“Por isso, The Purple Rose of Cairo talvez seja a mais bela homenagem que o cinema faz ao poder de sedução das salas de cinema. “
Manuel Cintra Ferreira, Folhas da Cinemateca
Pensar em A Rosa Púrpura do Cairo é compreender que a ilusão nunca antes foi assim filmada. Nem mesmo por François Truffaut quando assinou La Nuit Américaine (1973) e nem pelo próprio Woody Allen quando escreveu o argumento de Play it Again, Sam (1972).

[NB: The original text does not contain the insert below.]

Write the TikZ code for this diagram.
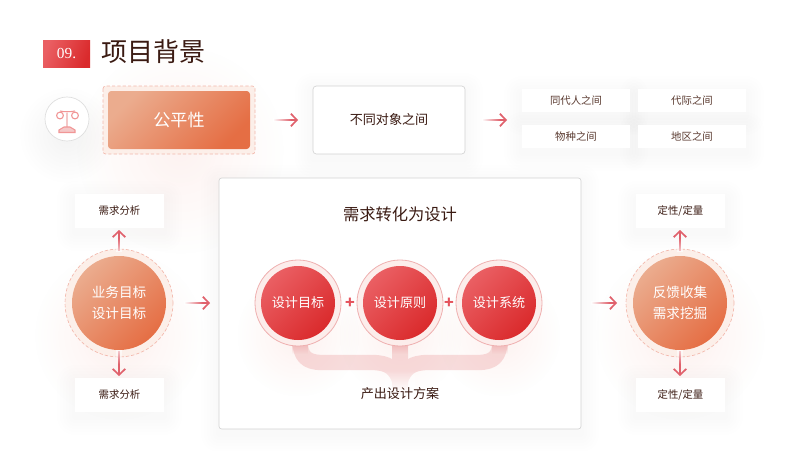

Mas comecemos pelo princípio. Se antes pensávamos que a eterna recordação de Mia Farrow seria relembrá-la nas mãos de John Cassavetes em Rosemary's Baby (1968), agora percebemos que nos enganámos por completo. Esta Cecilia, sem possessões demoníacas, ocupará para sempre a nossa memória.
Aquilo que parece ser um elogio à ingenuidade e à inocência, como aliás foi feito recentemente por Mike Leigh em Vera Drake, transforma-se num convite à ilusão. Não nos deixemos enganar! Esta Cecilia é tão pouco ingénua como qualquer um de nós. Ainda que a vejamos a beijar vários homens e a mentir ao marido, desculpamo-la devido à sua vida miserável. Ou não. Na verdade, perdoamo-la porque Woody Allen nos consegue iludir. Esta Cecilia não é uma mulher ingénua. É um ser humano que desespera por uma vida mais gratificante e que anseia por agarrar a felicidade.

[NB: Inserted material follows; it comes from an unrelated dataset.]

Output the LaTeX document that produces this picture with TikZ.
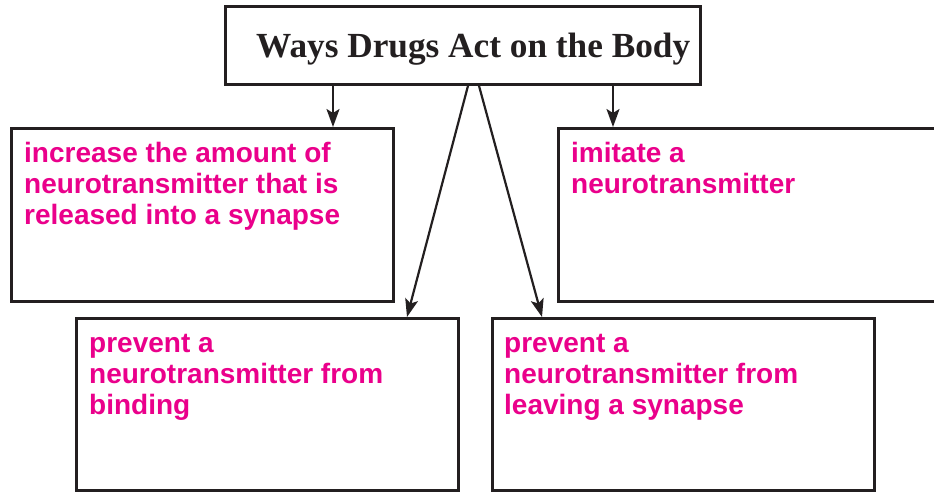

(Se há alguém profundamente ingénuo neste filme, esse alguém é Tom Baxter, explorador e poeta. E mesmo ele é resultado da ilusão pois não é um ser humano.)
De desconstrução em desconstrução, personagens que abandonam o ecrã, actores que fingem ser personagens e personagens que fingem ser humanos, acompanhamos A Rosa Púrpura do Cairo, iludidos pela sensação de que vemos um filme cómico. (Talvez o mais triste dos filmes cómicos se pensarmos que estamos em plena crise económica, rodeados de personagens pobres e descontentes.)
E no fim Top Hat, Fred Astaire e Ginger Rogers. Já tínhamos pensado neles quando uma das personagens começa a sapatear desenfreadamente. Vê-los não é uma surpresa mas funciona como um consolo, como uma forma de esperança. Para Cecilia e para nós.
(Depois de o filme acabar, acompanha-nos a certeza de que o cliché está correcto: nada é aquilo que parece.)